Sensors drafted to turn off lights nationwide

The Energy Department wants to cut down energy consumption by turning off the lights when you leave the room.

The U.S. Department of Energy is investing millions of dollars in one of Mom's favorite habits: turning off the lights when no one is in the room.

The Energy Department has linked up with sensor specialist Dust Networks and SVA Lighting USA on a program that, by 2010, aims to cut the amount of energy used to keep building lights on in half.

One of the first stages will involve creating a wireless, automatic lighting control system that can be inserted into buildings without expensive rewiring or remodeling.

Light in residential and commercial buildings accounts for about 30 percent of the energy consumed in buildings. Acutely tuning lights to when people actually need it could cut energy consumption by $8 billion a year, according to the Energy Department.

America?s buildings use more than 30 quadrillion British thermal units (BTUs, or quads) of energy per year, department figures show. A quad of energy is enough power to run all the residential refrigerators in the United States for a year. Without energy conservation technologies, energy use could reach about 40 quads by 2020. The lighting project is one of 13 building efficiency-focused experiments at the Energy Department to be funded by $30 million from public and private sources.

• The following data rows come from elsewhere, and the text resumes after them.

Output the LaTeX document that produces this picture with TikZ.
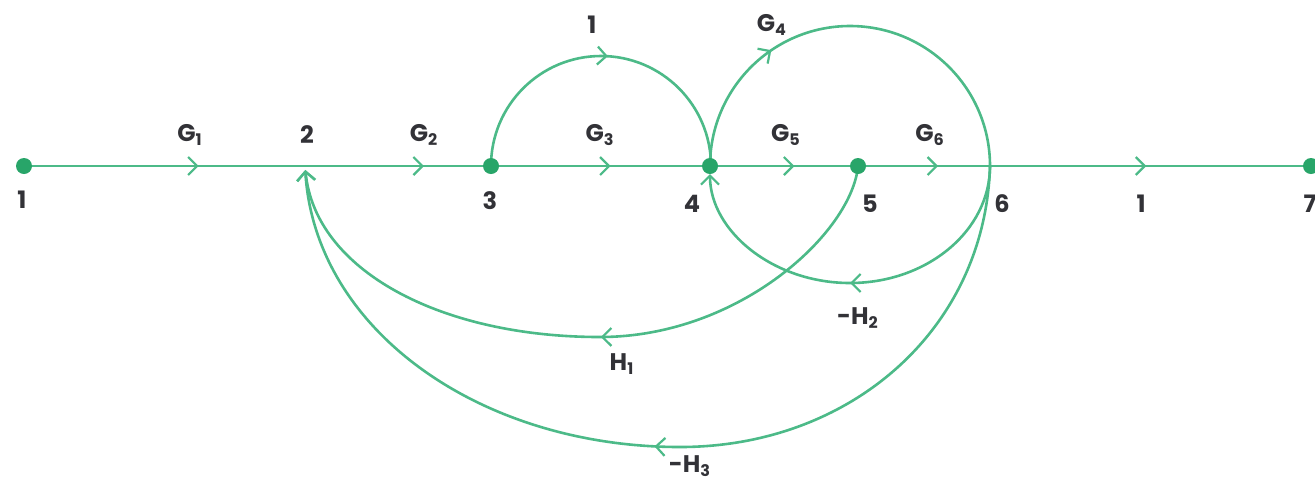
\documentclass[tikz,border=0pt]{standalone}
\usepackage{fontspec}
\setmainfont{Poppins}
\usetikzlibrary{decorations.markings,arrows.meta,backgrounds}
\definecolor{edgegreen}{RGB}{76,186,136}
\definecolor{dotgreen}{RGB}{40,165,105}
\definecolor{txt}{RGB}{50,50,55}
\begin{document}
\begin{tikzpicture}[x=0.5pt,y=-0.5pt,
  edge/.style={draw=edgegreen,line width=1.3pt},
  tipat/.style={postaction={decorate},decoration={markings,mark=at position #1 with {\arrow[edgegreen]{Straight Barb[length=4.5pt,width=9pt,line width=1.1pt]}}}},
  dot/.style={circle,fill=dotgreen,inner sep=0pt,minimum size=8pt},
  lbl/.style={text=txt,font=\bfseries\fontsize{12}{14}\selectfont,inner sep=0pt}]
\useasboundingbox (0,0) rectangle (1315,479);
% nodes
\node[dot] (n1) at (24,166) {};
\coordinate (n2) at (305,166);
\node[dot] (n3) at (491,166) {};
\node[dot] (n4) at (710,166) {};
\node[dot] (n5) at (858,166) {};
\coordinate (n6) at (990,166);
\node[dot] (n7) at (1311,166) {};
\coordinate (h1b) at (600,337);
\coordinate (h3b) at (680,447);
% connectors
\begin{scope}[on background layer]
\fill[white] (0,0) rectangle (1315,479);
\draw[edge,tipat=0.61] (n1) -- (n2);
\draw[edge,tipat=0.67] (n2) -- (n3);
\draw[edge,tipat=0.55] (n3) -- (n4);
\draw[edge,tipat=0.58] (n4) -- (n5);
\draw[edge,tipat=0.58] (n5) -- (n6);
\draw[edge,tipat=0.50] (n6) -- (n7);
\draw[edge,tipat=0.52] (n3.center) arc[start angle=180,end angle=360,radius=110];
\draw[edge,tipat=0.31] (n4.center) arc[start angle=180,end angle=360,radius=140];
\draw[edge,tipat=0.5,-{Straight Barb[length=4.5pt,width=9pt,line width=1.1pt]},shorten >=4pt] (n6) arc[start angle=0,end angle=180,x radius=140,y radius=117];
\draw[edge,tipat=0.47,-{Straight Barb[length=4.5pt,width=9pt,line width=1.1pt]},shorten >=2pt]
  (n5.center) .. controls (852,232) and (740,337) .. (h1b) .. controls (440,337) and (315,270) .. (n2);
\draw[edge,tipat=0.5,-{Straight Barb[length=4.5pt,width=9pt,line width=1.1pt]},shorten >=2pt]
  (n6) .. controls (985,330) and (850,447) .. (h3b) .. controls (480,447) and (315,330) .. (n2);
\end{scope}
% labels
\node[lbl] (lg1) at (190,135) {G\textsubscript{1}};
\node[lbl] (l2) at (307,135) {2};
\node[lbl] (lg2) at (424,135) {G\textsubscript{2}};
\node[lbl] (lg3) at (600,135) {G\textsubscript{3}};
\node[lbl] (lg5) at (786,135) {G\textsubscript{5}};
\node[lbl] (lg6) at (930,135) {G\textsubscript{6}};
\node[lbl] (lone) at (592,25) {1};
\node[lbl] (lg4) at (772,25) {G\textsubscript{4}};
\node[lbl] (l1) at (22,200) {1};
\node[lbl] (l3) at (490,201) {3};
\node[lbl] (l4) at (692,204) {4};
\node[lbl] (l5) at (870,204) {5};
\node[lbl] (l6) at (1002,204) {6};
\node[lbl] (lsix) at (1141,204) {1};
\node[lbl] (l7) at (1310,204) {7};
\node[lbl] (lh1) at (622,364) {H\textsubscript{1}};
\node[lbl] (lh2) at (858,318) {-H\textsubscript{2}};
\node[lbl] (lh3) at (690,466) {-H\textsubscript{3}};
\end{tikzpicture}
\end{document}
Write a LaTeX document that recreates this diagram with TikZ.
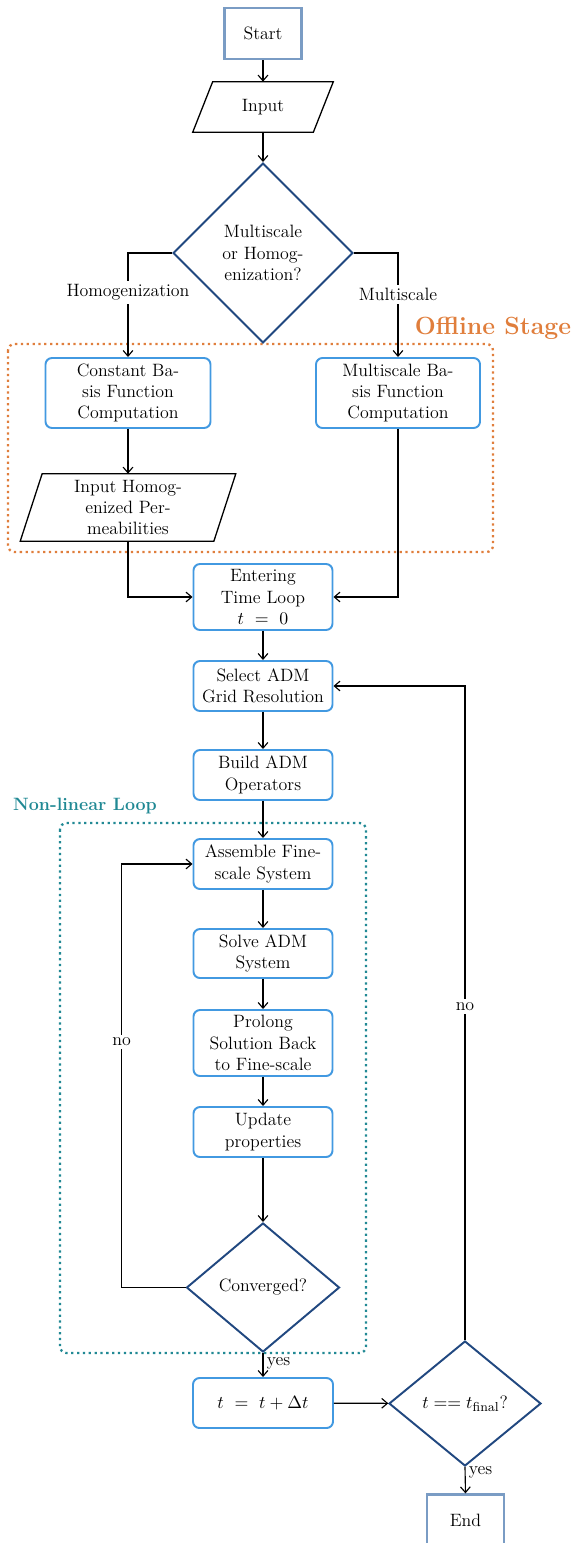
\documentclass[tikz,border=0pt]{standalone}
\usetikzlibrary{shapes.geometric,arrows.meta}
\newlength\pxl \setlength\pxl{0.616pt}
\definecolor{boxblue}{RGB}{66,153,225}
\definecolor{decblue}{RGB}{33,72,128}
\definecolor{termblue}{RGB}{122,156,196}
\definecolor{offorange}{RGB}{224,126,60}
\definecolor{nlteal}{RGB}{33,137,148}
\tikzset{
  txt/.style={font=\fontsize{11}{13.2}\selectfont, align=center, inner sep=0pt},
  box/.style={txt, draw=boxblue, line width=1.2pt, rounded corners=4pt, minimum width=139*\pxl, minimum height=50*\pxl},
  term/.style={txt, draw=termblue, line width=1.4pt, minimum width=77*\pxl, minimum height=51*\pxl},
  dec/.style={txt, diamond, draw=decblue, line width=1.2pt, aspect=1},
  io/.style={txt, minimum height=50*\pxl},
  arr/.style={-{Straight Barb[length=3.5pt,width=6pt]}, line width=0.7pt},
  lbl/.style={font=\fontsize{11}{13}\selectfont, fill=white, inner sep=2pt},
  side/.style={font=\fontsize{11}{13}\selectfont, inner sep=2pt},
  frame/.style={line width=1.4pt, dash pattern=on 1.4pt off 2.2pt, rounded corners=4pt}
}
\begin{document}
\begin{tikzpicture}[x=0.616pt,y=-0.616pt]
\useasboundingbox (0,0) rectangle (574,1543);

% frames
\draw[frame, draw=offorange] (8,344) rectangle (493,552);
\node[font=\fontsize{15.3}{18}\selectfont\bfseries, text=offorange, inner sep=0pt] (offl) at (493,328) {Offline Stage};
\draw[frame, draw=nlteal] (60,823) rectangle (366,1353);
\node[font=\fontsize{11}{13}\selectfont\bfseries, text=nlteal, inner sep=0pt] (nll) at (85,806) {Non-linear Loop};

% nodes
\node[term] (start) at (263,33.5) {Start};
\node[io, minimum width=120*\pxl] (inp) at (263,107) {Input};
\draw[line width=0.8pt] ([xshift=10*\pxl]inp.north west) -- ([xshift=10*\pxl]inp.north east)
  -- ([xshift=-10*\pxl]inp.south east) -- ([xshift=-10*\pxl]inp.south west) -- cycle;
\node[dec, minimum width=180*\pxl, minimum height=180*\pxl] (choice) at (263,253) {Multiscale\\or Homog-\\enization?};
\node[box, minimum width=165*\pxl, minimum height=70*\pxl] (cb) at (128,393) {Constant Ba-\\sis Function\\Computation};
\node[box, minimum width=164*\pxl, minimum height=70*\pxl] (mb) at (398,393) {Multiscale Ba-\\sis Function\\Computation};
\node[io, minimum width=193*\pxl, minimum height=67*\pxl] (ih) at (128,507.5) {Input Homog-\\enized Per-\\meabilities};
\draw[line width=0.8pt] ([xshift=11*\pxl]ih.north west) -- ([xshift=11*\pxl]ih.north east)
  -- ([xshift=-11*\pxl]ih.south east) -- ([xshift=-11*\pxl]ih.south west) -- cycle;
\node[box, minimum height=66*\pxl] (et) at (263,597) {Entering\\Time Loop\\$t\ =\ 0$};
\node[box] (sa) at (263,686) {Select ADM\\Grid Resolution};
\node[box] (bo) at (263,775) {Build ADM\\Operators};
\node[box] (as) at (263,864) {Assemble Fine-\\scale System};
\node[box, minimum height=49*\pxl] (so) at (263,953.5) {Solve ADM\\System};
\node[box, minimum height=66*\pxl] (pr) at (263,1043) {Prolong\\Solution Back\\to Fine-scale};
\node[box] (up) at (263,1132) {Update\\properties};
\node[dec, minimum width=153*\pxl, minimum height=129*\pxl] (cv) at (263,1287.5) {Converged?};
\node[box, minimum width=140*\pxl] (tt) at (263,1403) {$t\ =\ t+\Delta t$};
\node[dec, minimum width=152*\pxl, minimum height=125*\pxl] (tf) at (465,1403.5) {$t == t_{\mathrm{final}}$?};
\node[term] (end) at (465.5,1520) {End};

% connectors
\draw[arr] (start) -- (inp);
\draw[arr] (inp) -- (choice);
\draw[arr] (choice.west) -| node[lbl, pos=0.69] {Homogenization} (cb.north);
\draw[arr] (choice.east) -| node[lbl, pos=0.70] {Multiscale} (mb.north);
\draw[arr] (cb) -- (ih);
\draw[arr] (ih.south) |- (et.west);
\draw[arr] (mb.south) |- (et.east);
\draw[arr] (et) -- (sa);
\draw[arr] (sa) -- (bo);
\draw[arr] (bo) -- (as);
\draw[arr] (as) -- (so);
\draw[arr] (so) -- (pr);
\draw[arr] (pr) -- (up);
\draw[arr] (up) -- (cv);
\draw[arr] (cv.west) -- ++(-64,0) |- node[lbl, pos=0.29] {no} (as.west);
\draw[arr] (cv.south) -- node[side, right, pos=0.45] {yes} (tt.north);
\draw[arr] (tt) -- (tf);
\draw[arr] (tf.north) |- node[lbl, pos=0.255] {no} (sa.east);
\draw[arr] (tf.south) -- node[side, right, pos=0.2] {yes} (end.north);
\end{tikzpicture}
\end{document}
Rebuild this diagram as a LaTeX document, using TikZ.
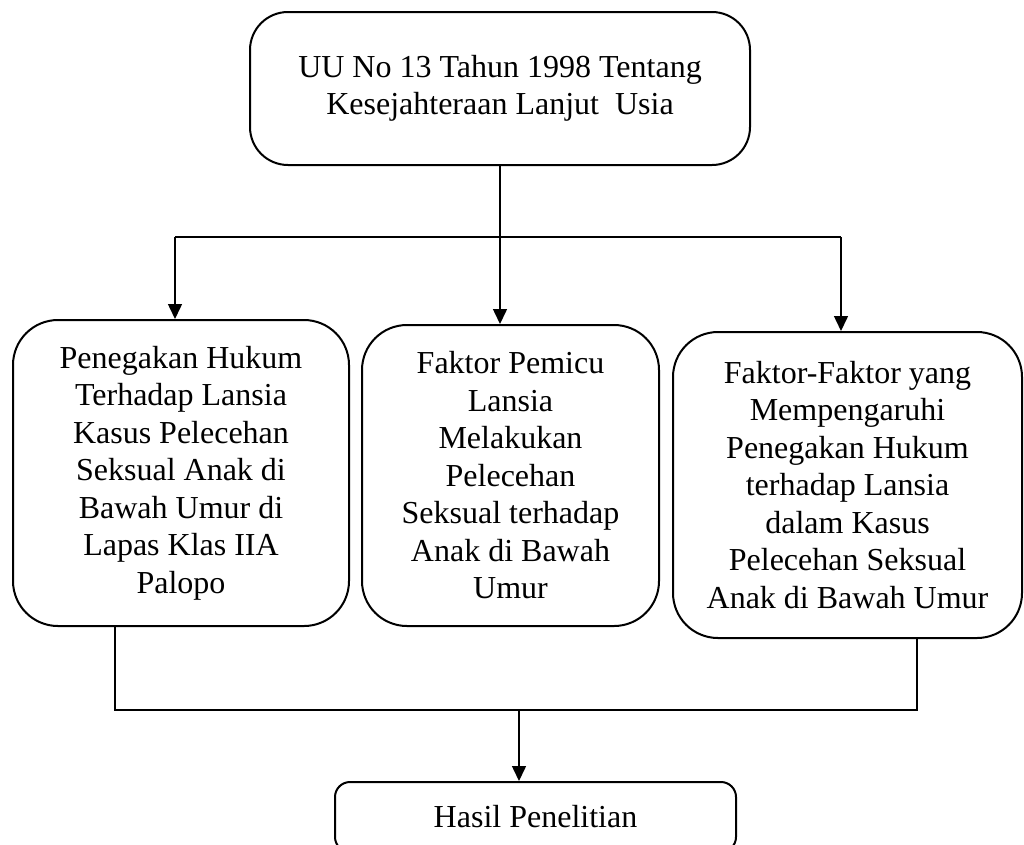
\documentclass[tikz,border=0pt]{standalone}
\usepackage{fontspec}
\setmainfont{Liberation Serif}
\usetikzlibrary{arrows.meta}
\begin{document}
\begin{tikzpicture}[x=1pt,y=-1pt,
  box/.style={draw,line width=2pt,rounded corners=45pt,align=center,
    font=\fontsize{32}{37.5}\selectfont,inner sep=0pt},
  conn/.style={line width=1.5pt},
  arr/.style={conn,-{Triangle[width=14pt,length=15pt]}}]
\useasboundingbox (0,0) rectangle (1024,844);
\clip (0,0) rectangle (1024,844);
\node[box,rounded corners=38pt,minimum width=500pt,minimum height=153pt] (top) at (500,88.5)
  {UU No 13 Tahun 1998 Tentang\\Kesejahteraan Lanjut\ \ Usia};
\node[box,minimum width=336pt,minimum height=306pt] (left) at (181,473)
  {Penegakan Hukum\\Terhadap Lansia\\Kasus Pelecehan\\Seksual Anak di\\Bawah Umur di\\Lapas Klas IIA\\Palopo};
\node[box,minimum width=297pt,minimum height=301pt] (mid) at (510.5,475.5)
  {Faktor Pemicu\\Lansia\\Melakukan\\Pelecehan\\Seksual terhadap\\Anak di Bawah\\Umur};
\node[box,minimum width=349pt,minimum height=306pt] (right) at (847.5,485)
  {Faktor-Faktor yang\\Mempengaruhi\\Penegakan Hukum\\terhadap Lansia\\dalam Kasus\\Pelecehan Seksual\\Anak di Bawah Umur};
\node[box,rounded corners=15pt,minimum width=401pt,minimum height=70pt] (res) at (535.5,817)
  {Hasil Penelitian};
% top branches
\coordinate (bl) at (175,237);
\coordinate (br) at (841,237);
\draw[conn] (bl) -- (br);
\draw[arr] (top.south) -- (top.south |- mid.north);
\draw[arr] (bl) -- (bl |- left.north);
\draw[arr] (br) -- (br |- right.north);
% bottom join
\coordinate (jl) at (115,710);
\coordinate (jr) at (917,710);
\coordinate (ja) at (519,710);
\draw[conn] (jl |- left.south) -- (jl) -- (jr) -- (jr |- right.south);
\draw[arr] (ja) -- (ja |- res.north);
\end{tikzpicture}
\end{document}
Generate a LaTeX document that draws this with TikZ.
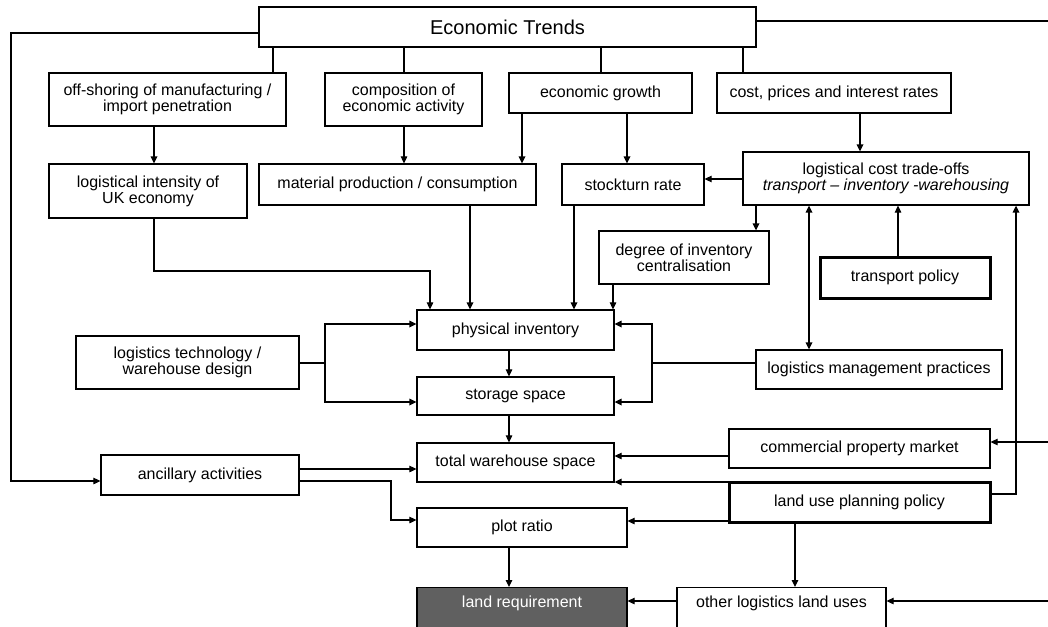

The sensor systems essentially monitor activity and traffic in rooms. If people--which, to a sensor, are just blobs--leave, the sensors send a signal to the network to turn down or turn off the lights. Creating mesh networks for connecting sensors and integrating the sensors into existing building lighting systems are some of the technical challenges.

Rob Conant, vice president of business development at Dust, said the company hopes to have a working demonstration of a building that incorporates such automatic light switchers by this summer.

Researchers and futurists have predicted that sensor networks will ultimately become pervasive, serving to monitor building traffic, unclog freeways or aid security cameras. Commercial acceptance, however, has moved fairly gradually and has garnered criticism from privacy advocates along the way.

Earlier this week, Dust also announced that it has secured $22 million in venture funding, bringing the total investment in the Berkeley, Calif.-based company to $30 million.